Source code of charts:
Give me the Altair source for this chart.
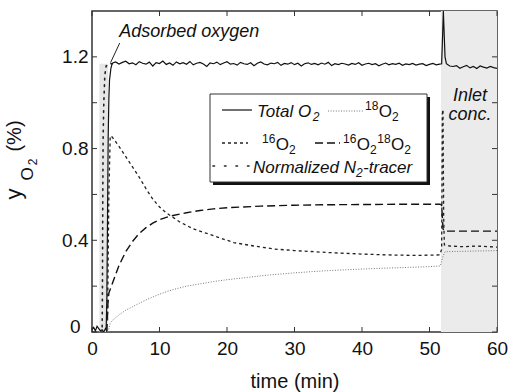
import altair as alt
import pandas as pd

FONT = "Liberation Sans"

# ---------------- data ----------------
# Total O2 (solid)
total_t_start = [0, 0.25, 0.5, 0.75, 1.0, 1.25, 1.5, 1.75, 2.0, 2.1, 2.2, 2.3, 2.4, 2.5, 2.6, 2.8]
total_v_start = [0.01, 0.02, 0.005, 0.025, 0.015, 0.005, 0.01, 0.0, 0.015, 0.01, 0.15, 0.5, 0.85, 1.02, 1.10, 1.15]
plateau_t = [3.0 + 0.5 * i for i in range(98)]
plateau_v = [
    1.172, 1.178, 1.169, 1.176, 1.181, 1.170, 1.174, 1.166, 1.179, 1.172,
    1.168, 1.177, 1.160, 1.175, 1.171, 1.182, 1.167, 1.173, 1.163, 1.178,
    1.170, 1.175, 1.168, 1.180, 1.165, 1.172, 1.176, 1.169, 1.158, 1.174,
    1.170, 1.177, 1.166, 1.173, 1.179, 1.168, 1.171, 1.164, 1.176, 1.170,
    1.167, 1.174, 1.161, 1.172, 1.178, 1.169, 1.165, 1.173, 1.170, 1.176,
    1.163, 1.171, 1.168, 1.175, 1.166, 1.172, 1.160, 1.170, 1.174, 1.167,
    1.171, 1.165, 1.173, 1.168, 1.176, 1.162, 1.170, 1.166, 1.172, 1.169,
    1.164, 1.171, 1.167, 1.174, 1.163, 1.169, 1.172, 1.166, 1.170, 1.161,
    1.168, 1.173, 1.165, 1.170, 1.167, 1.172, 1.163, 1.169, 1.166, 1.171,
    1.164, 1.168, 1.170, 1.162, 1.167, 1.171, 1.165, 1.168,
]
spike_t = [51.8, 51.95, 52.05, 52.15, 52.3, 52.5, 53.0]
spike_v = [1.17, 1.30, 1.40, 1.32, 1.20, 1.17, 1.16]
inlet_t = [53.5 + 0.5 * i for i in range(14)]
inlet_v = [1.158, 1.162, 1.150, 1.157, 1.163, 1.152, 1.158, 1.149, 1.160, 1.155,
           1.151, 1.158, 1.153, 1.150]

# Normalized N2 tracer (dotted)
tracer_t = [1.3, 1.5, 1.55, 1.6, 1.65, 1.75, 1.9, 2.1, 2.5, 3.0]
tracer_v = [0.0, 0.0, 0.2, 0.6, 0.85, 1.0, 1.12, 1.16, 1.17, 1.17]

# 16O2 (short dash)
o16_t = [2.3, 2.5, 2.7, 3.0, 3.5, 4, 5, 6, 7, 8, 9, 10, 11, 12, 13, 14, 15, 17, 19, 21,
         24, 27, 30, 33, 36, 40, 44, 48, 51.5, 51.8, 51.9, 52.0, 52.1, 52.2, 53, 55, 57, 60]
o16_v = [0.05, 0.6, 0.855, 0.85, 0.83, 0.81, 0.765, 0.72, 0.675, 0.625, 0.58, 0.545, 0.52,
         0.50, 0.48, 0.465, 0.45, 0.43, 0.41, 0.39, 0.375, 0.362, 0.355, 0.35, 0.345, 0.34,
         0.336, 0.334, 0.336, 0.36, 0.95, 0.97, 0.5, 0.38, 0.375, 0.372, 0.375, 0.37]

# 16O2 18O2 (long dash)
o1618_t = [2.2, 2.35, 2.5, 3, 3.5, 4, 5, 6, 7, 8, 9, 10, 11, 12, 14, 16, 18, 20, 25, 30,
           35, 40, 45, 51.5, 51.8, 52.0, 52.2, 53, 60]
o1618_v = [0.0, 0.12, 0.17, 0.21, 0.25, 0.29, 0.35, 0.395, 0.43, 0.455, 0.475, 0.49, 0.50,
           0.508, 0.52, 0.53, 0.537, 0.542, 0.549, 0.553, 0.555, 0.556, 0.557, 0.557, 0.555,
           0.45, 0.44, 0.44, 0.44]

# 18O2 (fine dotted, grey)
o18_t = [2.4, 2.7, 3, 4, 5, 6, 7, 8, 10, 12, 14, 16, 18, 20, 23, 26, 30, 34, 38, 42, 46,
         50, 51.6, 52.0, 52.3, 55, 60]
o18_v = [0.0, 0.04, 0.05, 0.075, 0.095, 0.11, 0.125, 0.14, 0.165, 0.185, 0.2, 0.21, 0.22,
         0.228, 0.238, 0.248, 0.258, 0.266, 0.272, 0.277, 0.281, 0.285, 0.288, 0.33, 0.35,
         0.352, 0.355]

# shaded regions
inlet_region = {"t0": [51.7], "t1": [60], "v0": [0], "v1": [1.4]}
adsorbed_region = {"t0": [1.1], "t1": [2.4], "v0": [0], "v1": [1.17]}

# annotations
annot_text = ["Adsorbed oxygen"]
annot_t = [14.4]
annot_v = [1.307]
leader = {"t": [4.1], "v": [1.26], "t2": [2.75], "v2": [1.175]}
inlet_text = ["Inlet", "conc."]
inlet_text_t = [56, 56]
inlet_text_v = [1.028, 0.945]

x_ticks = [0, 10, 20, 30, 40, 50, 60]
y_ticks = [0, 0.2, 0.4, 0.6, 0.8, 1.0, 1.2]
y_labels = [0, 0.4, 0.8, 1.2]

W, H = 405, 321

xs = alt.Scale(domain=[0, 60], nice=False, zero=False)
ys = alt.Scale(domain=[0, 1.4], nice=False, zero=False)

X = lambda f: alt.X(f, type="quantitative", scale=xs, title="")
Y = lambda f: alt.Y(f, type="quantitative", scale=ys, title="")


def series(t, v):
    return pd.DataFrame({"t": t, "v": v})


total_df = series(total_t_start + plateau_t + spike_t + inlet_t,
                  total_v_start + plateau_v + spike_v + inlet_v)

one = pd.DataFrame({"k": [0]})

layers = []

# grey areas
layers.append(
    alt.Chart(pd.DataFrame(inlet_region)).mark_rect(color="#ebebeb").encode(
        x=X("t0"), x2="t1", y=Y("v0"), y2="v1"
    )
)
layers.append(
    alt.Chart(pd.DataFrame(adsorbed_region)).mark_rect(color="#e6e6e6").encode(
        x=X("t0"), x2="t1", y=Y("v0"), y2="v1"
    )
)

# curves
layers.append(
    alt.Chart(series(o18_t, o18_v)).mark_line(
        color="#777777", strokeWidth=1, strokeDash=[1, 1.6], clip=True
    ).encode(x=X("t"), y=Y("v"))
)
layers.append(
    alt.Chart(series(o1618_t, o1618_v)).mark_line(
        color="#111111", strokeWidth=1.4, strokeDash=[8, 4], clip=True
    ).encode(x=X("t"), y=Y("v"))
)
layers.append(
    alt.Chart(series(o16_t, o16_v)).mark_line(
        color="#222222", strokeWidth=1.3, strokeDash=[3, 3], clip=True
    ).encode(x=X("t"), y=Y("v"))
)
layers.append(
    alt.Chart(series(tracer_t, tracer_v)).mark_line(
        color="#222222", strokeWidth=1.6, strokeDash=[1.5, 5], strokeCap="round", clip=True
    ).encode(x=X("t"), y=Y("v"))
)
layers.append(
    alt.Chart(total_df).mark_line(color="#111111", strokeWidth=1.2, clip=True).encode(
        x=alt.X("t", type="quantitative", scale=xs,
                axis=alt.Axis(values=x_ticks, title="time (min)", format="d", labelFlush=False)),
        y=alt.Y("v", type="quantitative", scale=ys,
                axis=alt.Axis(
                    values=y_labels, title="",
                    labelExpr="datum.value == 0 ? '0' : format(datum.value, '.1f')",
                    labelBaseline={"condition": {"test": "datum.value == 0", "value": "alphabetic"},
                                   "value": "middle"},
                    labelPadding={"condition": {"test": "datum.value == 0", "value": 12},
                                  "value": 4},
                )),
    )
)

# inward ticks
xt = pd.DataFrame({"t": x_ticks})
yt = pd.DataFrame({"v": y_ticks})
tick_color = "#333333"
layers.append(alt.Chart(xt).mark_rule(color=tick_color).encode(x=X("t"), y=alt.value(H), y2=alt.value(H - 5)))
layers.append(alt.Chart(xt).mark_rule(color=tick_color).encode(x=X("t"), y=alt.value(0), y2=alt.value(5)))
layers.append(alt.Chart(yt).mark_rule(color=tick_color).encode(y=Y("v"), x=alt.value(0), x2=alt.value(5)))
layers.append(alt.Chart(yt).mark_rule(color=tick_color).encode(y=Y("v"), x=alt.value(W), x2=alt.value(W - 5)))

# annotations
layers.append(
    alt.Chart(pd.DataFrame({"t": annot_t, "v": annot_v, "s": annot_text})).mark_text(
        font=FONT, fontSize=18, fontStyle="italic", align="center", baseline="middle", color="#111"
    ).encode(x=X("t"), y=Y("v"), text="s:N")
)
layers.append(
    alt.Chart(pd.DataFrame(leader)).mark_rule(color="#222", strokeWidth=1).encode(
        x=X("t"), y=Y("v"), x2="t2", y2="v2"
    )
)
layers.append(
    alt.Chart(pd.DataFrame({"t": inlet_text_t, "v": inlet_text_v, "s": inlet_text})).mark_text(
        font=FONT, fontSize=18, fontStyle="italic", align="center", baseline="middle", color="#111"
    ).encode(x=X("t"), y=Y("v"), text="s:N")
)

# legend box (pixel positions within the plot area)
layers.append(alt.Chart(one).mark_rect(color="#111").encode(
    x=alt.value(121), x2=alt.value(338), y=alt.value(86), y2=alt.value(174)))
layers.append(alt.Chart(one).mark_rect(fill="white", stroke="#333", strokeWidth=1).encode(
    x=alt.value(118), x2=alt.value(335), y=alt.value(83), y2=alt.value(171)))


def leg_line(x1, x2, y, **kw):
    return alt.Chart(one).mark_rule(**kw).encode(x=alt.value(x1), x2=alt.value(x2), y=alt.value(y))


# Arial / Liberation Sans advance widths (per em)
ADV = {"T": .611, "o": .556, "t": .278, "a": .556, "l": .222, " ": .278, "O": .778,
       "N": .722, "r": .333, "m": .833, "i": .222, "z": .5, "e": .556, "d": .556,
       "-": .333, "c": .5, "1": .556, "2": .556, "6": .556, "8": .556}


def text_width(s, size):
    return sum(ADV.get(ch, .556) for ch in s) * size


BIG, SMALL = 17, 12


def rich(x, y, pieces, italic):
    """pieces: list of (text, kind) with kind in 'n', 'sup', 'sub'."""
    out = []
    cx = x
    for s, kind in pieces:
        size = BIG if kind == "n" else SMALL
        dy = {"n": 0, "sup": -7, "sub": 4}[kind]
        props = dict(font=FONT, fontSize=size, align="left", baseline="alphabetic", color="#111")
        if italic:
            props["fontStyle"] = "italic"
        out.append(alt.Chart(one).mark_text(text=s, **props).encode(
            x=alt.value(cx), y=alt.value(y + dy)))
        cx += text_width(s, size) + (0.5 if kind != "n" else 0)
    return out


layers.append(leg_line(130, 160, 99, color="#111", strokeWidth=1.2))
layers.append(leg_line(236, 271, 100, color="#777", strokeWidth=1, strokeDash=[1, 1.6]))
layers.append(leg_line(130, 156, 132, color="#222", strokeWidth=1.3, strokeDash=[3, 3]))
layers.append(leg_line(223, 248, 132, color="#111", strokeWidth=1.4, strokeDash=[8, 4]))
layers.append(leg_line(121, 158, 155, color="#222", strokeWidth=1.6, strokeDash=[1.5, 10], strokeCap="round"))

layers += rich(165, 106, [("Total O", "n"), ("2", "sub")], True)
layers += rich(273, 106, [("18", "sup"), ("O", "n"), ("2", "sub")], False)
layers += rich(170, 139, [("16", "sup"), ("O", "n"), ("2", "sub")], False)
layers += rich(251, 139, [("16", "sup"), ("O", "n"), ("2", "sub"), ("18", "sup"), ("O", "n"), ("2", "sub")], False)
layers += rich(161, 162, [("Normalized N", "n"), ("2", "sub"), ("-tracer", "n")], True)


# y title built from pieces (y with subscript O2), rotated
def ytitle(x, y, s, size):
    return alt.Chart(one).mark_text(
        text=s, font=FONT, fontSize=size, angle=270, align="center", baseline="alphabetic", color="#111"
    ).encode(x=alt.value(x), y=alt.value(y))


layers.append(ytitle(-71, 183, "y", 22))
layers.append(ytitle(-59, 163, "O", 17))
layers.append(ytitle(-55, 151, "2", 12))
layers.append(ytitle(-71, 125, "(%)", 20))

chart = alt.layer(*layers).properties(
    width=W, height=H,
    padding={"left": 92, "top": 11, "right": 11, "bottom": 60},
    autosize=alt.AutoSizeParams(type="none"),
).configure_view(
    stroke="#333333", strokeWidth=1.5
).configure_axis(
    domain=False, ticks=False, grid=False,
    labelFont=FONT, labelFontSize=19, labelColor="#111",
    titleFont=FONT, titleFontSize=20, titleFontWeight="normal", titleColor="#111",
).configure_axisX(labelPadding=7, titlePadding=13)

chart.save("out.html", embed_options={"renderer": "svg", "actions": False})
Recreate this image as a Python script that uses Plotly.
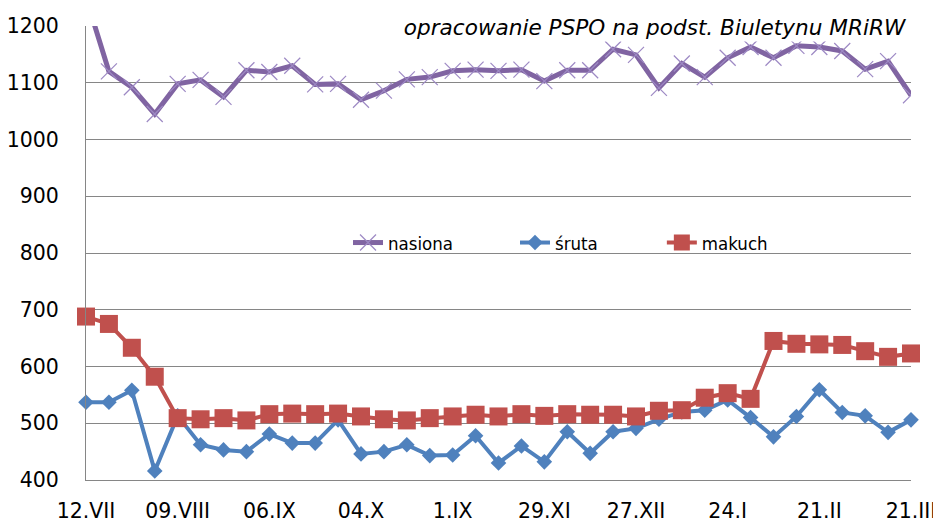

DIRECTIVE: Report each line in the data that holds the word "this".

ANSWER TO THE TASK:
Give me the Altair source for this chart.
Recreate this image as a Python script that uses Plotly.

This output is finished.